Malaysia–Tajikistan relations
- Malaysia: Tajikistan

= Malaysia–Tajikistan relations =

Malaysia–Tajikistan relations are foreign relations between Malaysia and Tajikistan. Malaysian embassy in Tashkent, Uzbekistan is also accredited to Tajikistan, while Tajikistan has an embassy in Ampang, Selangor. Both countries have been enjoying warm diplomatic relations and are willing to make constructive efforts towards progress.

== History ==
Relations between the two countries has been established since 11 March 1992. In 2014, President of Tajikistan Emomali Rahmon together with his wife made an official visit to Malaysia at the invitation of Yang di-Pertuan Agong Tuanku Abdul Halim Mu'adzam Shah.

== Economic relations ==
Trade relations between the two countries recorded a total of $5.5 billion in 2013 and a number of Malaysian firms are keen to explore business opportunities in Tajikistan. Both countries agreed to expand the co-operation mainly in expansion of political, economic, investment, trade, scientific, technical and cultural co-operation as stated by the Prime Minister of Malaysia Najib Razak during his meeting with Emomali.

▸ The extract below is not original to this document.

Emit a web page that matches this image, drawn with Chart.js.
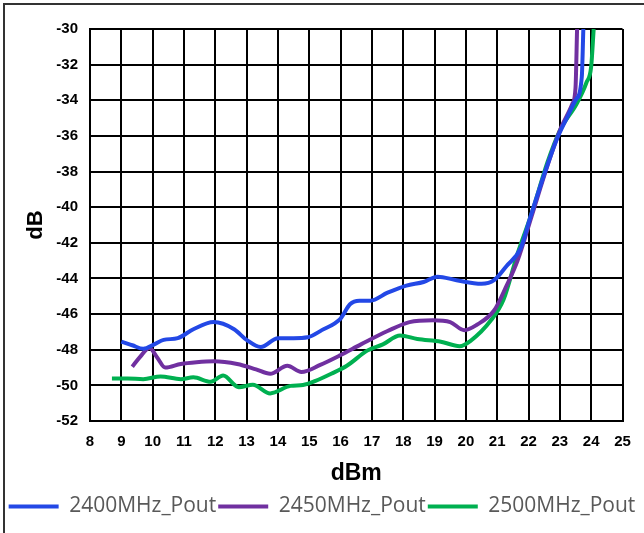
<!DOCTYPE html>
<html lang="en">
<head>
  <meta charset="UTF-8" />
  <title>dB vs dBm</title>
  <style>
    html, body {
      margin: 0;
      background: #ffffff;
    }
    .wrap {
      width: 644px;
      height: 533px;
    }
  </style>
</head>
<body>
  <div class="wrap">
    <canvas id="grafico" width="644" height="533"></canvas>
  </div>

  <script src="https://cdn.jsdelivr.net/npm/chart.js"></script>
  <script>
    // values
    const seriesNames = ['2400MHz_Pout', '2450MHz_Pout', '2500MHz_Pout'];

    const x2400 = [9.0, 9.35, 9.7, 10.05, 10.35, 10.8, 11.3, 11.95, 12.6, 13.0, 13.45, 14.0, 14.5, 14.95, 15.4, 16.0, 16.3, 16.6, 16.95, 17.5, 18.1, 18.65, 19.1, 19.7, 20.5, 20.9, 21.3, 21.75, 22.05, 22.55, 22.9, 23.25, 23.5, 23.7, 23.75];
    const y2400 = [-47.55, -47.75, -47.95, -47.7, -47.45, -47.35, -46.85, -46.45, -46.85, -47.45, -47.85, -47.35, -47.35, -47.3, -46.9, -46.25, -45.45, -45.25, -45.25, -44.8, -44.4, -44.2, -43.9, -44.1, -44.3, -44.1, -43.3, -42.3, -40.6, -37.9, -36.2, -34.9, -34.0, -32.7, -30];

    const x2450 = [9.35, 9.6, 9.9, 10.15, 10.4, 10.9, 11.4, 11.95, 12.7, 13.3, 13.75, 14.3, 14.75, 15.35, 16.0, 16.65, 17.5, 18.2, 18.95, 19.5, 19.95, 20.35, 20.9, 21.3, 21.65, 22.1, 22.6, 23.0, 23.4, 23.5, 23.55];
    const y2450 = [-48.95, -48.4, -47.9, -48.45, -49.0, -48.8, -48.7, -48.65, -48.8, -49.1, -49.35, -48.9, -49.25, -48.85, -48.3, -47.7, -46.95, -46.45, -46.35, -46.45, -46.9, -46.6, -45.8, -44.4, -43.0, -40.5, -37.7, -35.7, -34.2, -33.3, -30];

    const x2500 = [8.7, 9.2, 9.7, 10.25, 10.9, 11.3, 11.85, 12.25, 12.75, 13.2, 13.75, 14.4, 14.8, 15.2, 15.7, 16.2, 16.85, 17.35, 17.9, 18.45, 19.2, 19.8, 20.15, 20.8, 21.2, 21.65, 22.1, 22.6, 23.0, 23.55, 23.85, 24.0, 24.08];
    const y2500 = [-49.62, -49.62, -49.65, -49.5, -49.65, -49.55, -49.8, -49.45, -50.1, -49.97, -50.45, -50.03, -49.98, -49.75, -49.35, -48.9, -48.05, -47.7, -47.2, -47.4, -47.55, -47.8, -47.5, -46.35, -45.2, -42.6, -40.35, -37.5, -35.7, -34.15, -33.0, -32.1, -30];

    const xRange = [8, 25];
    const yRange = [-52, -30];

    const cores = ['#2348e6', '#7030a0', '#00b050'];

    const pontos = (xs, ys) => xs.map((x, i) => ({ x, y: ys[i] }));

    const serie = (nome, xs, ys, cor) => ({
      label: nome,
      data: pontos(xs, ys),
      borderColor: cor,
      backgroundColor: cor,
      borderWidth: 4,
      pointRadius: 0,
      cubicInterpolationMode: 'monotone',
      fill: false
    });

    // moldura externa (só esquerda e topo aparecem no recorte)
    const moldura = {
      id: 'moldura',
      beforeDraw(chart) {
        const c = chart.ctx;
        c.save();
        c.fillStyle = '#ffffff';
        c.fillRect(0, 0, chart.width, chart.height);
        c.strokeStyle = '#333333';
        c.lineWidth = 2;
        c.strokeRect(4, 4, chart.width + 20, chart.height + 20);
        c.restore();
      }
    };

    const ctx = document.getElementById('grafico').getContext('2d');

    new Chart(ctx, {
      type: 'line',
      data: {
        datasets: [
          serie(seriesNames[0], x2400, y2400, cores[0]),
          serie(seriesNames[1], x2450, y2450, cores[1]),
          serie(seriesNames[2], x2500, y2500, cores[2])
        ]
      },
      plugins: [moldura],
      options: {
        responsive: false,
        animation: false,
        layout: {
          padding: { left: 0, right: 0, top: 29, bottom: 6 }
        },
        plugins: {
          tooltip: { enabled: false },
          legend: {
            position: 'bottom',
            labels: {
              usePointStyle: true,
              pointStyle: 'line',
              pointStyleWidth: 50,
              boxWidth: 50,
              boxHeight: 4,
              padding: 2,
              color: '#595959',
              font: { family: "'Open Sans', 'Noto Sans', sans-serif", size: 21 }
            }
          }
        },
        scales: {
          x: {
            type: 'linear',
            min: xRange[0],
            max: xRange[1],
            afterFit: (s) => { s.height = 73; s.paddingRight = 21.5; },
            ticks: {
              stepSize: 1,
              padding: 12,
              color: '#000',
              font: { family: "'Liberation Sans', Arial, sans-serif", size: 15, weight: 'bold' }
            },
            grid: { color: '#000', lineWidth: 2, drawTicks: false },
            border: { color: '#000', width: 2 },
            title: {
              display: true,
              text: 'dBm',
              color: '#000',
              padding: { top: 0, bottom: 7 },
              font: { family: "'Liberation Sans', Arial, sans-serif", size: 23, weight: 'bold' }
            }
          },
          y: {
            min: yRange[0],
            max: yRange[1],
            afterFit: (s) => { s.width = 90; },
            ticks: {
              stepSize: 2,
              padding: 12,
              color: '#000',
              font: { family: "'Liberation Sans', Arial, sans-serif", size: 15, weight: 'bold' }
            },
            grid: { color: '#000', lineWidth: 2, drawTicks: false },
            border: { color: '#000', width: 2 },
            title: {
              display: true,
              text: 'dB',
              color: '#000',
              padding: { top: 23, bottom: 0 },
              font: { family: "'Liberation Sans', Arial, sans-serif", size: 22, weight: 'bold' }
            }
          }
        }
      }
    });
  </script>
</body>
</html>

Aside from that, five memorandums of understanding (MoUs) on bilateral consultation, co-operation in the fields of higher education, tourism, physical training and sports, MoU with the Olympic Council of Malaysia (OCM) and the agreement on economic, technical and scientific co-operation were signed. In 2013, Malaysia was expected to build a power plant with a capacity of 300 megawatt in northern Tajikistan.

== Education relations ==
There are more than 200 Tajiks who pursue their study and undergo training at Malaysian universities and educational institutions. Tajikistan's Ministry of Education and Science also have signed an MoU with the Malaysian Limkokwing University of Creative Technology to establish a LUCT branch in Tajikistan.

== Resident diplomatic missions ==
- Malaysia is accredited to Tajikistan from its embassy in Tashkent, Uzbekistan.
- Tajikistan has an embassy in Kuala Lumpur.